L’histoire avec des pincettes


Economie


22 juillet 2022

L’edito hebdo de Jean-Michel Chevalier pour ne pas oublier !

Comme une bombe à retardement, des propos tenus en 2013 par Caroline Cayeux en plein débat sur le mariage pour tous lui reviennent aujourd’hui en pleine face. Un passé qui ne passe décidément pas dans une partie de l’opinion, nonobstant le mea culpa public de la ministre des collectivités territoriales envers "ces gens là", expression malheureuse désignant la communauté LGBT.
En plein Tour de France, son rétropédalage sur des propos "stupides" et "maladroits" selon sa propre expression n’ont pas convaincu. Car la virulence de ses déclarations d’origine traduisaient, à l’époque du moins, une conviction profonde que de plates excuses ne sont pas suffisantes à effacer. Leur formulation abrupte fait douter aujourd’hui de la sincérité d’un repentir exprimé sous la pression.
Même au sein du gouvernement, on ne se bouscule pas trop pour voler au secours d’une collègue devenue encombrante et symbolisant l’opposé des valeurs d’ouverture et de tolérance revendiquées par la majorité. Au micro de RTL, Bruno Le Maire a d’ailleurs reconnu que les interventions passées de Mme Cayeux "remettaient en cause un droit pour lequel personnellement, je me suis battu. (...) On doit mettre au cœur du débat politique le principe de l’égalité des droits ".
Si cela ne ressemble pas au baiser de Judas...
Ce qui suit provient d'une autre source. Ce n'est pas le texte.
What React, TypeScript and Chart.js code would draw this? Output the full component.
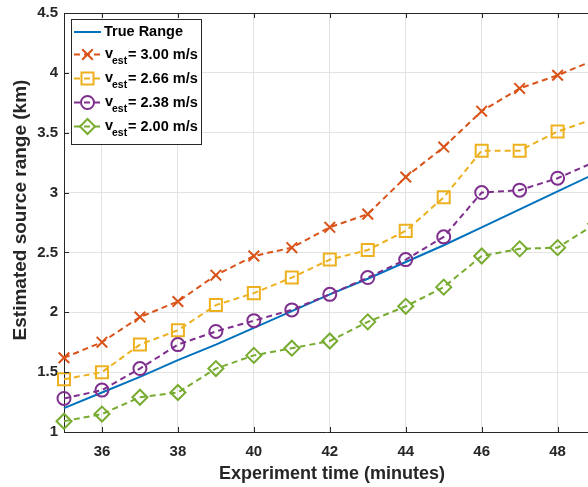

Dans l’histoire de France, le cas de Pétain se doit toujours d’être manié avec des pincettes, même si les "choix funestes" qu’il fit pendant la seconde guerre mondiale après avoir été un "grand soldat" de la première l’emportent à l’heure du bilan. Outre la peine de mort (ensuite commuée en prison à vie en raison de son grand âge), il fut aussi sanctionné de l’indignité nationale en août 1945 après trois semaines de procès et sept heures de délibération. Peu suspect de collaboration, le général de Gaulle fit fleurir sa tombe le 11 novembre 1968 pour le 50ème anniversaire de l’Armistice. Georges Pompidou fit de même en 1973, avec cette circonstance particulière que le cercueil de Pétain fut à cette époque kidnappé par des partisans de Vichy qui voulurent l’inhumer dans l’Ossuaire de Douaumont. Valéry Giscard d’Estaing en 1978, puis François Mitterand de 1986 à 1992 firent aussi fleurir la tombe du défenseur de Verdun. Même si ces "hommages" d’anciens présidents de la République alors en exercice à un "grand soldat" ont provoqué un certain malaise, il ne s’est trouvé personne à l’époque, et pour cause, pour twitter à la va-vite une formule choc et forcément réductrice, davantage destinée à faire le buzz qu’à apporter un éclairage historique.
Le 16 juillet 1995, peu après son élection, Jacques Chirac prononça un discours qui fit date en admettant officiellement à l’occasion de la commémoration de la rafle du Vel d’Hiv la responsabilité de la France dans la déportation et l’extermination de Juifs pendant la seconde Guerre mondiale.
Il fallait aussi que cela fut rappelé.